● Data section:

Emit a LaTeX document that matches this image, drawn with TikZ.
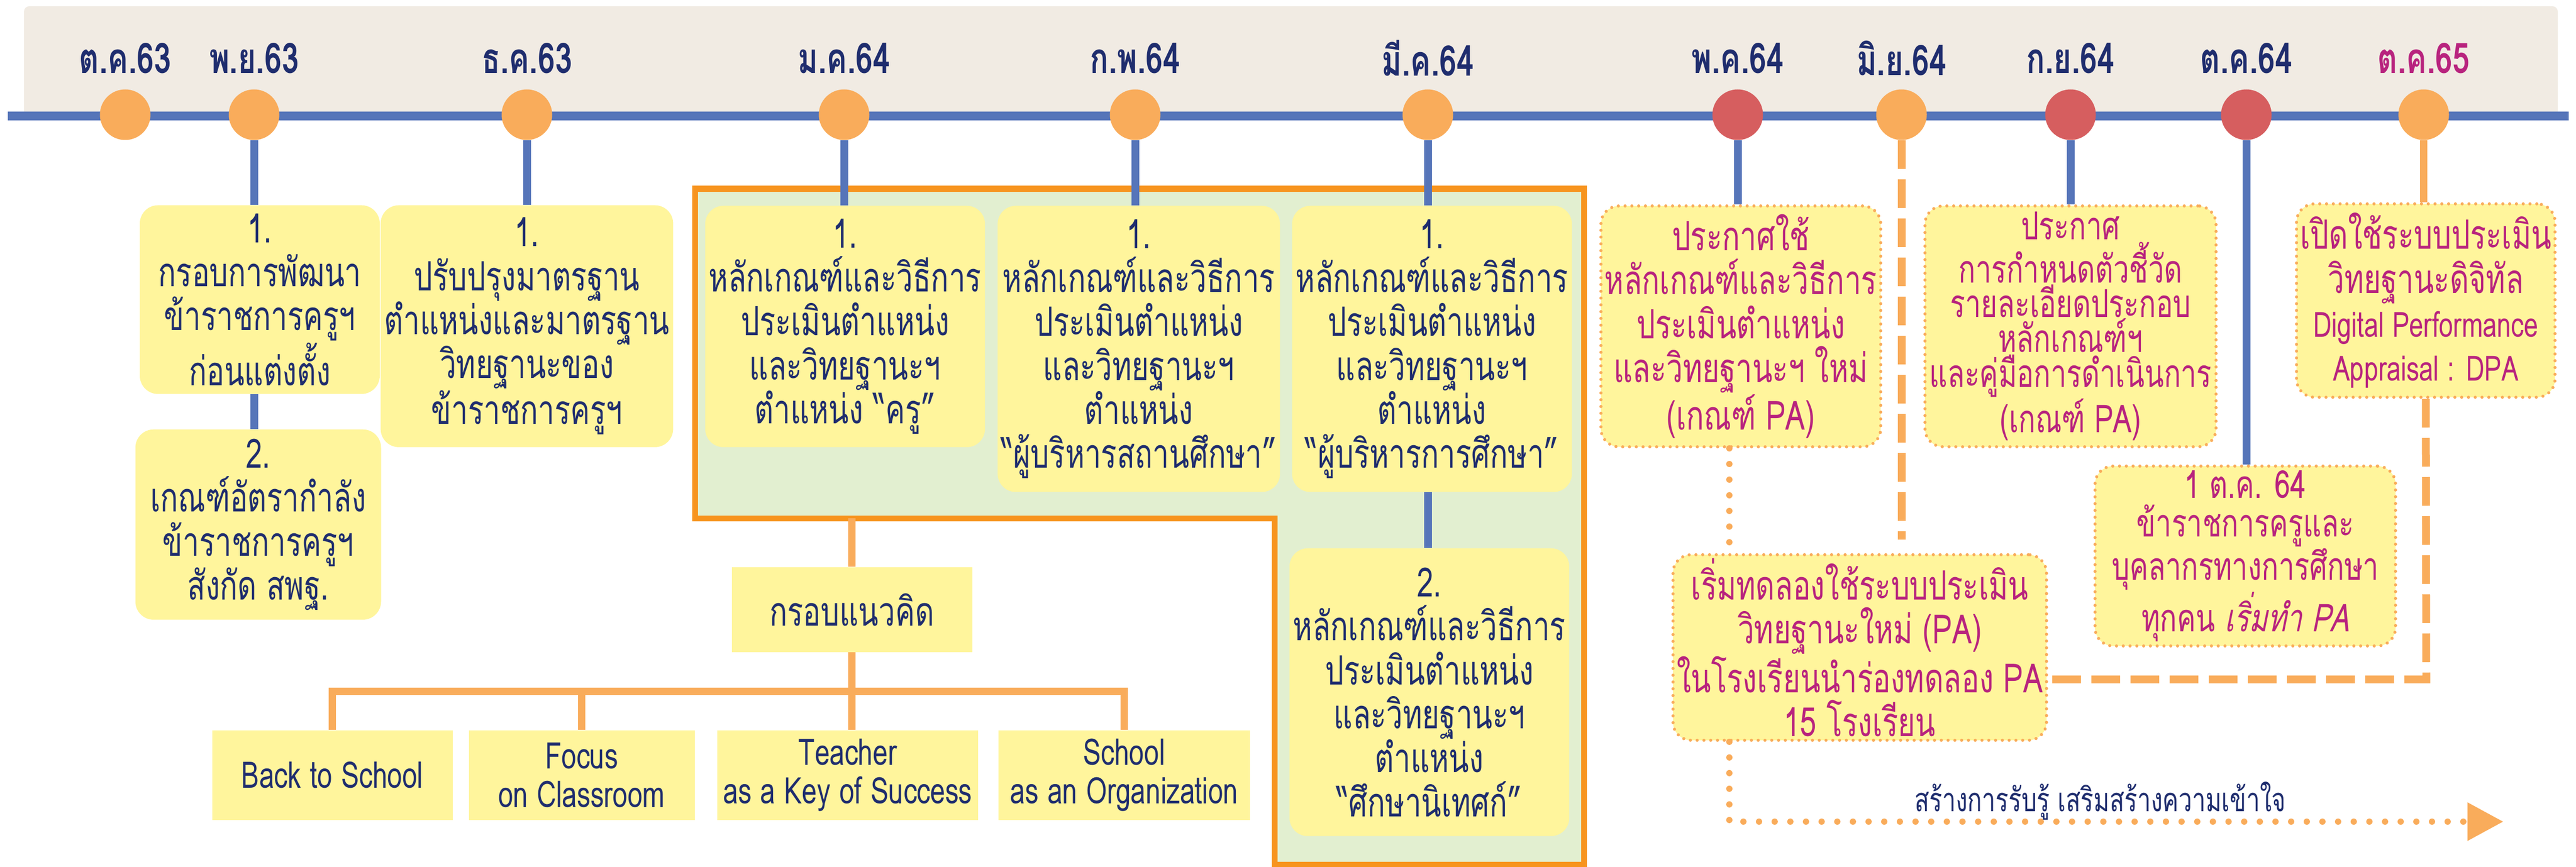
\documentclass[tikz,border=0pt]{standalone}
\usepackage{fontspec}
\setmainfont[Script=Thai,FakeStretch=0.73]{Loma}
\newfontfamily\thaiit[Script=Thai,FakeStretch=0.73,FakeSlant=0.2]{Loma}
\usetikzlibrary{positioning,arrows.meta,calc}
\definecolor{TLNavy}{HTML}{1F2D6E}
\definecolor{TLMagenta}{HTML}{B8237E}
\definecolor{TLBeige}{HTML}{F1EBE3}
\definecolor{TLBlue}{HTML}{5675B9}
\definecolor{TLDotOrange}{HTML}{F9AC5B}
\definecolor{TLDotRed}{HTML}{D65E5F}
\definecolor{TLYellow}{HTML}{FFF59C}
\definecolor{TLGreen}{HTML}{E2EFD0}
\definecolor{TLFrame}{HTML}{F7941E}
\tikzset{
    block/.style = {fill=TLYellow, rounded corners=0.35cm, align=center,
        text=TLNavy, inner sep=2pt, anchor=north,
        font=\fontsize{22}{24}\selectfont},
    pablock/.style = {block, draw=TLDotOrange, line width=0.06cm,
        dash pattern=on 0pt off 0.13cm, line cap=round, text=TLMagenta},
    plain/.style = {fill=TLYellow, align=center, text=TLNavy, anchor=north,
        inner sep=2pt, font=\fontsize{20}{21}\selectfont},
    tdot/.style = {circle, minimum size=0.97cm, inner sep=0pt},
    datelab/.style = {font=\bfseries\fontsize{23}{24}\selectfont},
    stem/.style = {draw, TLBlue, line width=0.15cm},
    ostem/.style = {draw, TLDotOrange, line width=0.14cm},
    dashline/.style = {draw, TLDotOrange, line width=0.15cm, dash pattern=on 0.55cm off 0.2cm},
    dotline/.style = {draw, TLDotOrange, line width=0.12cm, line cap=round, dash pattern=on 0pt off 0.3cm}
}

\begin{document}
\begin{tikzpicture}
        \useasboundingbox (0,0) rectangle (49.38,-16.63);
        % band and frame
        \fill[TLBeige, rounded corners=0.1cm] (0.46,-0.12) rectangle (49.03,-2.23);
        \draw[TLFrame, fill=TLGreen, line width=0.11cm] (13.32,-3.62) -- (30.36,-3.62) -- (30.36,-16.58)
            -- (24.43,-16.58) -- (24.43,-9.94) -- (13.32,-9.94) -- cycle;
        \coordinate (frm) at (13.32,-9.94);
        \coordinate (tlstart) at (0.15,-2.23);
        \coordinate (tlend) at (49.24,-2.23);
        \draw[TLBlue, line width=0.17cm] (tlstart) -- (tlend);

        % timeline
        \foreach \x/\lab/\col/\tc/\n in {2.40/ต.ค.63/TLDotOrange/TLNavy/1, 4.87/พ.ย.63/TLDotOrange/TLNavy/2,
            10.10/ธ.ค.63/TLDotOrange/TLNavy/3, 16.18/ม.ค.64/TLDotOrange/TLNavy/4, 21.76/ก.พ.64/TLDotOrange/TLNavy/5,
            27.37/มี.ค.64/TLDotOrange/TLNavy/6, 33.31/พ.ค.64/TLDotRed/TLNavy/7, 36.45/มิ.ย.64/TLDotOrange/TLNavy/8,
            39.69/ก.ย.64/TLDotRed/TLNavy/9, 43.06/ต.ค.64/TLDotRed/TLNavy/10, 46.46/ต.ค.65/TLDotOrange/TLMagenta/11}{
            \node [tdot, fill=\col, name=dot\n] at (\x,-2.2) {};
            \node [datelab, text=\tc, name=lab\n] at (\x,-1.12) {\lab};
        }

        % blocks
        \node [block, minimum width=4.6cm, minimum height=3.62cm, name=A1] at (4.98,-3.93)
            {1.\\กรอบการพัฒนา\\ข้าราชการครูฯ\\ก่อนแต่งตั้ง};
        \node [block, minimum width=4.71cm, minimum height=3.65cm, name=A2] at (4.95,-8.23)
            {2.\\เกณฑ์อัตรากำลัง\\ข้าราชการครูฯ\\สังกัด สพฐ.};
        \node [block, minimum width=5.28cm, minimum height=4.64cm, name=B1] at (10.10,-3.93)
            {1.\\ปรับปรุงมาตรฐาน\\ตำแหน่งและมาตรฐาน\\วิทยฐานะของ\\ข้าราชการครูฯ};
        \node [block, minimum width=5.27cm, minimum height=4.63cm, name=C1] at (16.20,-3.94)
            {1.\\หลักเกณฑ์และวิธีการ\\ประเมินตำแหน่ง\\และวิทยฐานะฯ\\ตำแหน่ง “ครู”};
        \node [block, minimum width=5.26cm, minimum height=5.49cm, name=C2] at (21.83,-3.94)
            {1.\\หลักเกณฑ์และวิธีการ\\ประเมินตำแหน่ง\\และวิทยฐานะฯ\\ตำแหน่ง\\“ผู้บริหารสถานศึกษา”};
        \node [block, minimum width=5.25cm, minimum height=5.49cm, name=C3] at (27.45,-3.94)
            {1.\\หลักเกณฑ์และวิธีการ\\ประเมินตำแหน่ง\\และวิทยฐานะฯ\\ตำแหน่ง\\“ผู้บริหารการศึกษา”};
        \node [block, minimum width=5.25cm, minimum height=5.52cm, name=C4] at (27.40,-10.51)
            {2.\\หลักเกณฑ์และวิธีการ\\ประเมินตำแหน่ง\\และวิทยฐานะฯ\\ตำแหน่ง\\“ศึกษานิเทศก์”};
        \node [plain, minimum width=4.61cm, minimum height=1.63cm, name=K, font=\fontsize{22}{22}\selectfont] at (16.33,-10.87) {กรอบแนวคิด};
        \node [plain, minimum width=4.61cm, minimum height=1.72cm, name=D1] at (6.37,-14.00) {Back to School};
        \node [plain, minimum width=4.33cm, minimum height=1.72cm, name=D2] at (11.15,-14.00) {Focus\\on Classroom};
        \node [plain, minimum width=5.00cm, minimum height=1.72cm, name=D3] at (16.25,-14.00) {Teacher\\as a Key of Success};
        \node [plain, minimum width=4.82cm, minimum height=1.72cm, name=D4] at (21.55,-14.00) {School\\as an Organization};

        \node [pablock, minimum width=5.21cm, minimum height=4.62cm, name=E1] at (33.37,-3.92)
            {ประกาศใช้\\หลักเกณฑ์และวิธีการ\\ประเมินตำแหน่ง\\และวิทยฐานะฯ ใหม่\\(เกณฑ์ PA)};
        \node [pablock, minimum width=5.58cm, minimum height=4.62cm, name=E2, font=\fontsize{21}{19}\selectfont] at (39.69,-3.92)
            {ประกาศ\\การกำหนดตัวชี้วัด\\รายละเอียดประกอบ\\หลักเกณฑ์ฯ\\และคู่มือการดำเนินการ\\(เกณฑ์ PA)};
        \node [pablock, minimum width=4.82cm, minimum height=3.71cm, name=E3] at (46.50,-3.88)
            {เปิดใช้ระบบประเมิน\\วิทยฐานะดิจิทัล\\{\fontsize{19}{22}\selectfont Digital Performance}\\{\fontsize{19}{22}\selectfont Appraisal : DPA}};
        \node [pablock, minimum width=5.76cm, minimum height=3.45cm, name=E4, font=\fontsize{21}{21}\selectfont] at (43.04,-8.91)
            {1 ต.ค. 64\\ข้าราชการครูและ\\บุคลากรทางการศึกษา\\ทุกคน {\thaiit เริ่มทำ PA}};
        \node [pablock, minimum width=7.04cm, minimum height=3.41cm, name=E5] at (35.65,-10.61)
            {เริ่มทดลองใช้ระบบประเมิน\\วิทยฐานะใหม่ (PA)\\ในโรงเรียนนำร่องทดลอง PA\\15 โรงเรียน};

        % connectors
        \foreach \d/\b in {2/A1,3/B1,4/C1,5/C2,6/C3,7/E1,9/E2,10/E4}{
            \draw [stem] (dot\d.south) -- (dot\d.south |- \b.north);
        }
        \draw [stem] (A1.south -| dot2) -- (A2.north -| dot2);
        \draw [stem] (C3.south -| dot6) -- (C4.north -| dot6);
        \draw [ostem] (dot11.south) -- (dot11.south |- E3.north);
        \draw [ostem] (K.north) -- (K.north |- frm);
        \draw [ostem] (K.south) -- (K.south |- D3.north);
        \coordinate (br) at (0,-13.26);
        \draw [ostem] (D1.north) -- (D1.north |- br) -- (D4.north |- br) -- (D4.north);
        \draw [ostem] (D2.north) -- (D2.north |- br);

        \coordinate (m6end) at (36.45,-10.35);
        \draw [dashline] (dot8.south) -- (m6end);
        \coordinate (jn) at (46.51,-13.03);
        \draw [dashline] (E3.south) -- (jn) -- (jn -| E5.east);

        \coordinate (dl) at (33.15,0);
        \coordinate (tip) at (47.98,-15.76);
        \draw [dotline] (E1.south -| dl) -- (E5.north -| dl);
        \draw [dotline] (E5.south -| dl) |- ($(tip)+(-0.68,0)$);
        \fill [TLDotOrange] (tip) -- ++(-0.68,0.37) -- ++(0,-0.74) -- cycle;
        \node [text=TLNavy, font=\fontsize{18}{20}\selectfont, name=aware] at (40.26,-15.36) {สร้างการรับรู้ เสริมสร้างความเข้าใจ};
    \end{tikzpicture}
\end{document}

● Exercise instructions:
Go from the first line of the data above to the line containing "(tlstart) -- (tlend);" and retype exactly those lines, both included, but none of the pictures.

● Result:
Emit a LaTeX document that matches this image, drawn with TikZ.
\documentclass[tikz,border=0pt]{standalone}
\usepackage{fontspec}
\setmainfont[Script=Thai,FakeStretch=0.73]{Loma}
\newfontfamily\thaiit[Script=Thai,FakeStretch=0.73,FakeSlant=0.2]{Loma}
\usetikzlibrary{positioning,arrows.meta,calc}
\definecolor{TLNavy}{HTML}{1F2D6E}
\definecolor{TLMagenta}{HTML}{B8237E}
\definecolor{TLBeige}{HTML}{F1EBE3}
\definecolor{TLBlue}{HTML}{5675B9}
\definecolor{TLDotOrange}{HTML}{F9AC5B}
\definecolor{TLDotRed}{HTML}{D65E5F}
\definecolor{TLYellow}{HTML}{FFF59C}
\definecolor{TLGreen}{HTML}{E2EFD0}
\definecolor{TLFrame}{HTML}{F7941E}
\tikzset{
    block/.style = {fill=TLYellow, rounded corners=0.35cm, align=center,
        text=TLNavy, inner sep=2pt, anchor=north,
        font=\fontsize{22}{24}\selectfont},
    pablock/.style = {block, draw=TLDotOrange, line width=0.06cm,
        dash pattern=on 0pt off 0.13cm, line cap=round, text=TLMagenta},
    plain/.style = {fill=TLYellow, align=center, text=TLNavy, anchor=north,
        inner sep=2pt, font=\fontsize{20}{21}\selectfont},
    tdot/.style = {circle, minimum size=0.97cm, inner sep=0pt},
    datelab/.style = {font=\bfseries\fontsize{23}{24}\selectfont},
    stem/.style = {draw, TLBlue, line width=0.15cm},
    ostem/.style = {draw, TLDotOrange, line width=0.14cm},
    dashline/.style = {draw, TLDotOrange, line width=0.15cm, dash pattern=on 0.55cm off 0.2cm},
    dotline/.style = {draw, TLDotOrange, line width=0.12cm, line cap=round, dash pattern=on 0pt off 0.3cm}
}

\begin{document}
\begin{tikzpicture}
        \useasboundingbox (0,0) rectangle (49.38,-16.63);
        % band and frame
        \fill[TLBeige, rounded corners=0.1cm] (0.46,-0.12) rectangle (49.03,-2.23);
        \draw[TLFrame, fill=TLGreen, line width=0.11cm] (13.32,-3.62) -- (30.36,-3.62) -- (30.36,-16.58)
            -- (24.43,-16.58) -- (24.43,-9.94) -- (13.32,-9.94) -- cycle;
        \coordinate (frm) at (13.32,-9.94);
        \coordinate (tlstart) at (0.15,-2.23);
        \coordinate (tlend) at (49.24,-2.23);
        \draw[TLBlue, line width=0.17cm] (tlstart) -- (tlend);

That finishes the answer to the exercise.